A runbook is simply a process that you follow to accomplish a task. You can have runbooks to restart a web server, clean up old log files, even swapping which environment a load balancer points to, among many others.
Runbooks are a way to standardize work that typically happens often, ensuring the work gets done in a reliable, repeatable way. Because of the repeated nature of the work, runbooks are usually automated, allowing you to "bake into the code" the complex knowledge required to get the task done.
What do we mean by self-service runbooks?
With a runbook, you are typically executing a task in response to a request from a user. For example, a user may raise a help ticket, asking you to refresh the data in their testing database. You have to spend the time reading the ticket, making sure you understand exactly what the user wants, and then execute the task.
By making the runbook self-service, you are taking that same runbook you would use to refresh the test database and making it possible for the user who needs the refreshed test database to execute the task themselves. That user can now run that runbook whenever they need, without having to raise a ticket, and without taking up your valuable time.
Why do self-service runbooks benefit operations teams?
By making runbooks available to your users, you save the time you would have spent performing the task. This frees you up for more important and interesting work. Additionally, because the user inputs all the required information directly into the runbook, you save time going back-and-forth on a ticket trying to gather all the correct information (and reducing the chance of mistakes in the process).
You can also bake “guard-rails” into your self-service runbooks, ensuring that users can only go down the "safe path" when executing a runbook. For example, if you had a runbook that returned log files from production, you could hard-code which files are returned, ensuring the runbook cannot be abused to gain unauthorized access (and you don’t have to give out access to production). This can make life much easier when it comes to audit time, as you know the production system has only been accessed in a safe and compliant manner.
You can also create self-service runbooks that allow users to do very complex and time consuming tasks, such as creating a new AWS account. By doing this, your users have their needs met very quickly, and you can ensure every AWS account is created with all the correct VPC settings, password policy, and IAM roles for your users.
Self-service runbooks can help to reduce shadow IT
Shadow IT is the unapproved use of IT systems and applications within an organizations, and it is a big issue for many companies. Self-service runbooks can help to reduce shadow IT, as users are more likely to follow the right path when they can do so quickly and easily.
The goal of this step is controlled, self-service solutions. Any software you provide must meet two important criteria:
- Self-service: Users must use the solution without bothering IT.
- Control: IT must still be able to control data and user access. When you deliver controlled, self-service options, your business gets the best of both worlds. Users get the solutions they need quickly, and IT can still secure the data and applications."
By using self-service runbooks, users can solve their own problem without bothering IT, while operations teams can maintain control over the data and user access.
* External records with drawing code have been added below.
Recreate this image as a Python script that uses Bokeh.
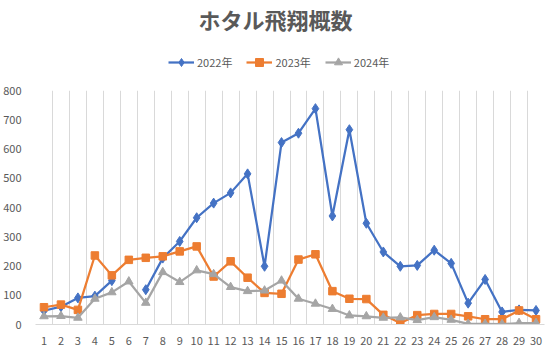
from bokeh.plotting import figure
from bokeh.models import Legend, LegendItem, FixedTicker
from bokeh.layouts import column
from bokeh.embed import file_html
from bokeh.resources import INLINE

days = list(range(1, 31))
nan = float("nan")
y2022 = [47, 61, 91, 97, 150, nan, 119, 227, 284, 365, 415, 450, 515, 199, 622,
         654, 738, 371, 666, 346, 248, 199, 202, 254, 209, 73, 154, 43, 50, 48]
y2023 = [59, 68, 50, 236, 168, 221, 228, 233, 250, 267, 164, 216, 160, 108, 105,
         222, 240, 114, 88, 87, 33, 5, 32, 36, 36, 28, 18, 18, 48, 18]
y2024 = [28, 29, 23, 88, 110, 147, 74, 179, 145, 185, 172, 128, 114, 116, 150,
         88, 71, 53, 31, 28, 23, 24, 15, 25, 16, 2, 2, 1, 5, 5]
series_names = ["2022年", "2023年", "2024年"]
colors = ["#4472C4", "#ED7D31", "#A5A5A5"]
title_text = "ホタル飛翔概数"
y_ticks = [0, 100, 200, 300, 400, 500, 600, 700, 800]

FONT = "Noto Sans CJK JP"
markers = ["diamond", "square", "triangle"]
sizes = [10, 7.5, 8.5]

# header with title and legend (its frame is aligned with the main plot frame)
h = figure(width=554, height=80, output_backend="svg", toolbar_location=None,
           x_range=(0, 1), y_range=(0, 1), min_border=0,
           x_axis_location=None, y_axis_location=None)
h.grid.visible = False
h.outline_line_color = None
h.title.text = title_text
h.title.align = "left"
h.title.text_font = FONT
h.title.text_font_size = "22px"
h.title.text_font_style = "bold"
h.title.text_color = "#595959"
h.title.offset = 163
h.title.standoff = 0

items = []
for n, c, m, s in zip(series_names, colors, markers, sizes):
    # legend-only proxies placed outside the visible header range
    l = h.line([-5, -4], [-5, -4], line_color=c, line_width=2.25)
    sc = h.scatter([-5], [-5], marker=m, size=s, fill_color=c, line_color=c)
    items.append(LegendItem(label=n, renderers=[l, sc]))
legend = Legend(items=items, orientation="horizontal", location=(133, 8),
                label_text_font=FONT, label_text_font_size="11px",
                label_text_color="#595959", border_line_color=None,
                background_fill_alpha=0,
                glyph_width=26, label_standoff=3, spacing=14,
                margin=0, padding=2)
h.add_layout(legend, "center")

p = figure(width=554, height=272, output_backend="svg", toolbar_location=None,
           x_range=(0.5, 30.5), y_range=(0, 800),
           min_border_left=33, min_border_right=10, min_border_top=10, min_border_bottom=28)
p.outline_line_color = None
p.background_fill_color = "white"

for ys, c, m, s in zip([y2022, y2023, y2024], colors, markers, sizes):
    p.line(days, ys, line_color=c, line_width=2.25)
    p.scatter(days, ys, marker=m, size=s, fill_color=c, line_color=c)

p.xaxis.ticker = FixedTicker(ticks=days)
p.xaxis.major_tick_line_color = None
p.xaxis.minor_tick_line_color = None
p.xaxis.axis_line_color = "#D9D9D9"
p.xaxis.major_label_text_font = FONT
p.xaxis.major_label_text_font_size = "11px"
p.xaxis.major_label_text_color = "#595959"
p.xaxis.major_label_standoff = 6

p.yaxis.ticker = FixedTicker(ticks=y_ticks)
p.yaxis.major_tick_line_color = None
p.yaxis.minor_tick_line_color = None
p.yaxis.axis_line_color = None
p.yaxis.major_label_text_font = FONT
p.yaxis.major_label_text_font_size = "11px"
p.yaxis.major_label_text_color = "#595959"
p.yaxis.major_label_standoff = 8

p.ygrid.grid_line_color = None
p.xgrid.ticker = FixedTicker(ticks=[d + 0.5 for d in [0] + days])
p.xgrid.grid_line_color = "#D9D9D9"
p.xgrid.grid_line_width = 1

layout = column(h, p, spacing=0)
open("out.html", "w").write(file_html(layout, INLINE))
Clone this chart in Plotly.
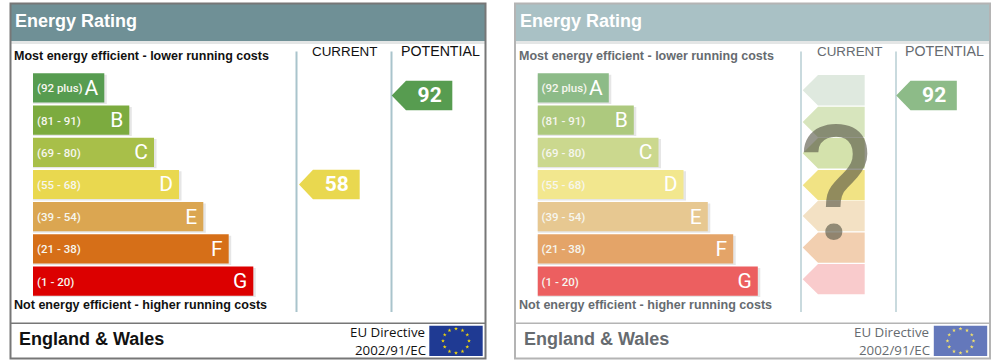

Can a runbook help me during an outage?
Absolutely! By combining your monitoring and logging system with your runbooks, you can have your systems automatically trigger a runbook to respond to an outage. For example, your monitoring system may trigger a runbook when an HTTP server response time goes over a certain threshold, causing it to automatically gather logs and artifacts into a centralized place, then restart the web service.
Not only do self-service runbooks save you time, but they also reduce the likelihood of errors, create happier users, and allow you to get on with doing more important and interesting work.